> [REQUIREMENTS]:
Take the material below and retype it in full; pictures are left out.

> [DATASET CONTENT]:

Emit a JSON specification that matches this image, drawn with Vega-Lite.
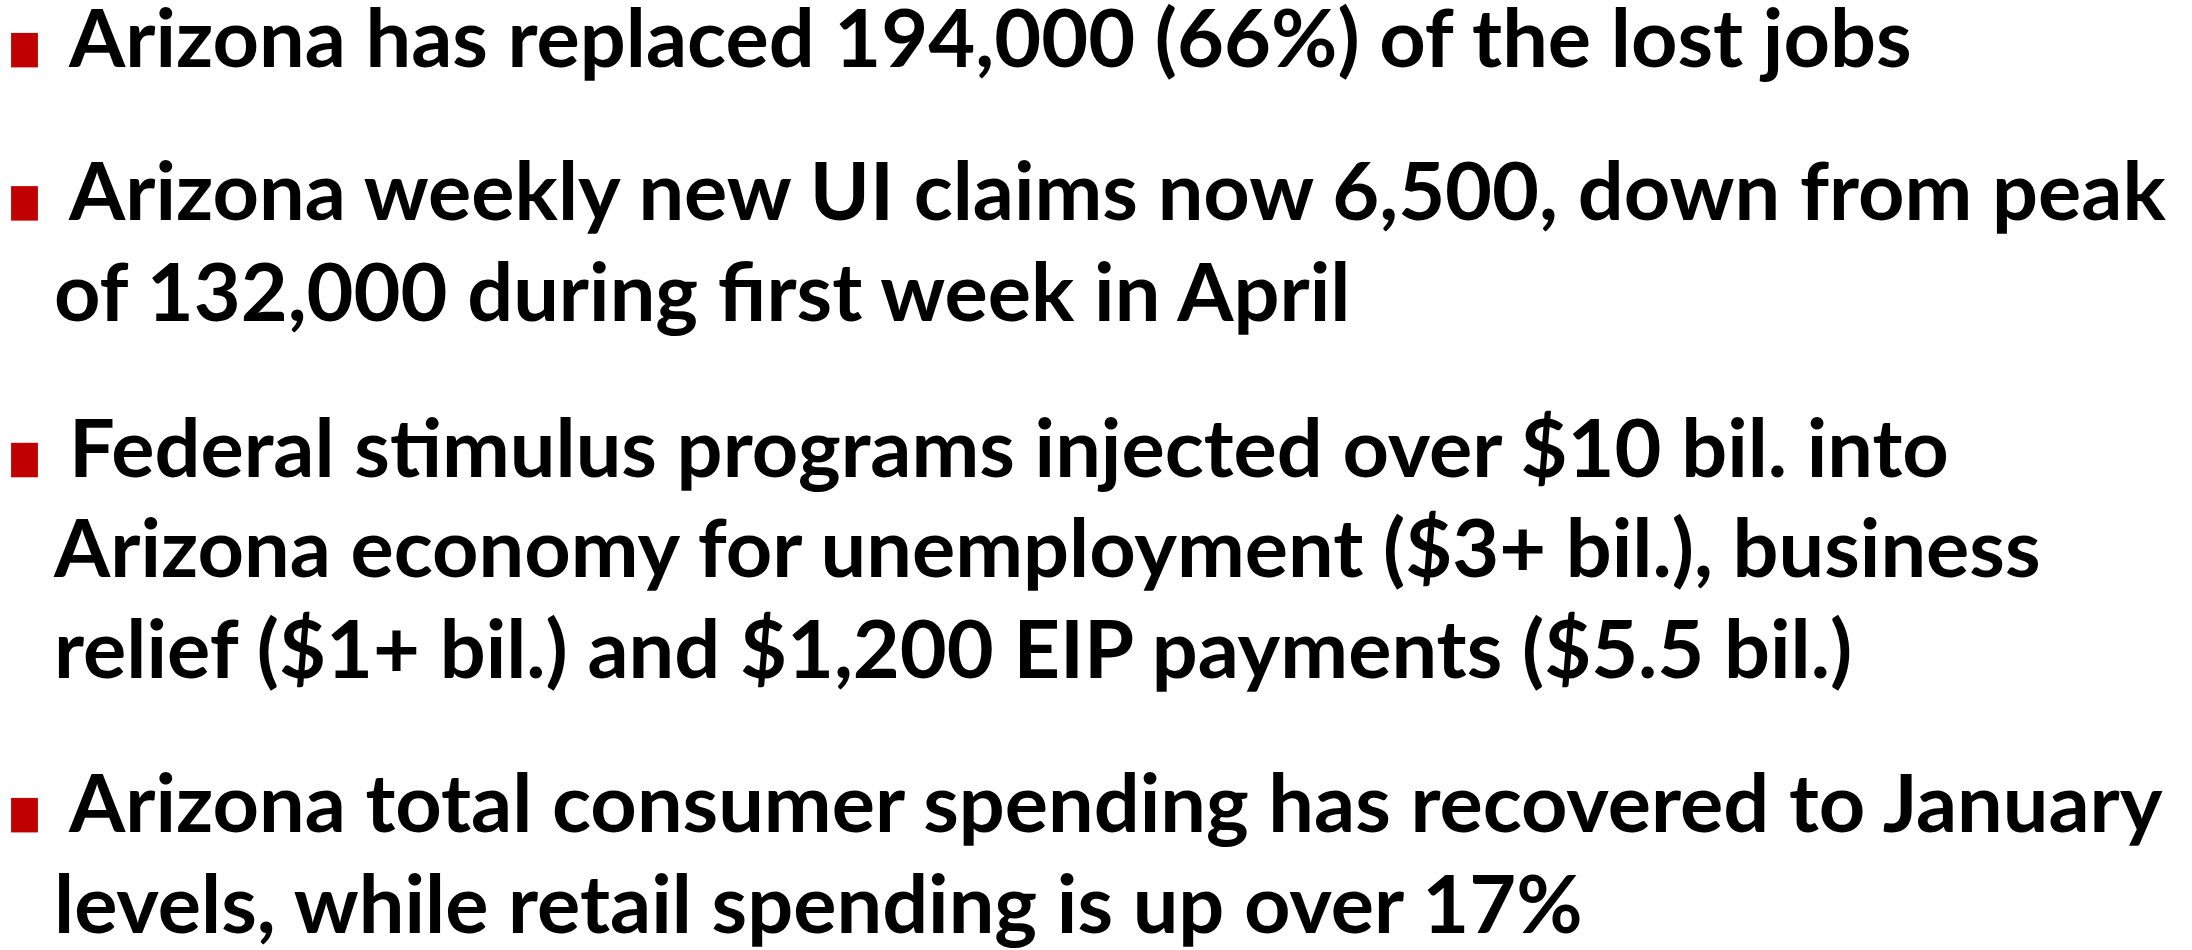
{
  "$schema": "https://vega.github.io/schema/vega-lite/v6.json",
  "autosize": {"type": "fit", "contains": "padding"},
  "width": 2192,
  "height": 950,
  "padding": 0,
  "background": "#ffffff",
  "config": {"view": {"stroke": null}},
  "data": {
    "values": [
      {"row": 0, "bullet": true, "text": "Arizona has replaced 194,000 (66%) of the lost jobs"},
      {"row": 1.51, "bullet": true, "text": "Arizona weekly new UI claims now 6,500, down from peak"},
      {"row": 2.51, "bullet": false, "text": "of 132,000 during first week in April"},
      {"row": 4.04, "bullet": true, "text": "Federal stimulus programs injected over $10 bil. into"},
      {"row": 5.03, "bullet": false, "text": "Arizona economy for unemployment ($3+ bil.), business"},
      {"row": 6.03, "bullet": false, "text": "relief ($1+ bil.) and $1,200 EIP payments ($5.5 bil.)"},
      {"row": 7.54, "bullet": true, "text": "Arizona total consumer spending has recovered to January"},
      {"row": 8.54, "bullet": false, "text": "levels, while retail spending is up over 17%"}
    ]
  },
  "encoding": {
    "y": {"field": "row", "type": "quantitative", "axis": null,
      "scale": {"domain": [-0.657, 8.657], "reverse": true, "nice": false, "zero": false}}
  },
  "layer": [
    {
      "transform": [{"filter": "datum.bullet"}],
      "mark": {"type": "point", "filled": true, "color": "#C00000", "opacity": 1,
        "shape": "M-1,-1.286H1V1.286H-1Z", "size": 720, "strokeWidth": 0},
      "encoding": {
        "x": {"datum": 24.5, "type": "quantitative", "axis": null,
          "scale": {"domain": [0, 2192], "nice": false, "zero": false}},
        "yOffset": {"value": -16.5}
      }
    },
    {
      "transform": [{"filter": "datum.bullet"}],
      "mark": {"type": "text", "align": "left", "baseline": "alphabetic",
        "font": "Lato", "fontWeight": "bold", "fontSize": 81, "color": "#000000"},
      "encoding": {
        "x": {"datum": 69, "type": "quantitative", "axis": null,
          "scale": {"domain": [0, 2192], "nice": false, "zero": false}},
        "text": {"field": "text"}
      }
    },
    {
      "transform": [{"filter": "!datum.bullet"}],
      "mark": {"type": "text", "align": "left", "baseline": "alphabetic",
        "font": "Lato", "fontWeight": "bold", "fontSize": 81, "color": "#000000"},
      "encoding": {
        "x": {"datum": 54, "type": "quantitative", "axis": null,
          "scale": {"domain": [0, 2192], "nice": false, "zero": false}},
        "text": {"field": "text"}
      }
    }
  ]
}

> [EXERCISE RESULT]:
Emit a JSON specification that matches this image, drawn with Vega-Lite.
{
  "$schema": "https://vega.github.io/schema/vega-lite/v6.json",
  "autosize": {"type": "fit", "contains": "padding"},
  "width": 2192,
  "height": 950,
  "padding": 0,
  "background": "#ffffff",
  "config": {"view": {"stroke": null}},
  "data": {
    "values": [
      {"row": 0, "bullet": true, "text": "Arizona has replaced 194,000 (66%) of the lost jobs"},
      {"row": 1.51, "bullet": true, "text": "Arizona weekly new UI claims now 6,500, down from peak"},
      {"row": 2.51, "bullet": false, "text": "of 132,000 during first week in April"},
      {"row": 4.04, "bullet": true, "text": "Federal stimulus programs injected over $10 bil. into"},
      {"row": 5.03, "bullet": false, "text": "Arizona economy for unemployment ($3+ bil.), business"},
      {"row": 6.03, "bullet": false, "text": "relief ($1+ bil.) and $1,200 EIP payments ($5.5 bil.)"},
      {"row": 7.54, "bullet": true, "text": "Arizona total consumer spending has recovered to January"},
      {"row": 8.54, "bullet": false, "text": "levels, while retail spending is up over 17%"}
    ]
  },
  "encoding": {
    "y": {"field": "row", "type": "quantitative", "axis": null,
      "scale": {"domain": [-0.657, 8.657], "reverse": true, "nice": false, "zero": false}}
  },
  "layer": [
    {
      "transform": [{"filter": "datum.bullet"}],
      "mark": {"type": "point", "filled": true, "color": "#C00000", "opacity": 1,
        "shape": "M-1,-1.286H1V1.286H-1Z", "size": 720, "strokeWidth": 0},
      "encoding": {
        "x": {"datum": 24.5, "type": "quantitative", "axis": null,
          "scale": {"domain": [0, 2192], "nice": false, "zero": false}},
        "yOffset": {"value": -16.5}
      }
    },
    {
      "transform": [{"filter": "datum.bullet"}],
      "mark": {"type": "text", "align": "left", "baseline": "alphabetic",
        "font": "Lato", "fontWeight": "bold", "fontSize": 81, "color": "#000000"},
      "encoding": {
        "x": {"datum": 69, "type": "quantitative", "axis": null,
          "scale": {"domain": [0, 2192], "nice": false, "zero": false}},
        "text": {"field": "text"}
      }
    },
    {
      "transform": [{"filter": "!datum.bullet"}],
      "mark": {"type": "text", "align": "left", "baseline": "alphabetic",
        "font": "Lato", "fontWeight": "bold", "fontSize": 81, "color": "#000000"},
      "encoding": {
        "x": {"datum": 54, "type": "quantitative", "axis": null,
          "scale": {"domain": [0, 2192], "nice": false, "zero": false}},
        "text": {"field": "text"}
      }
    }
  ]
}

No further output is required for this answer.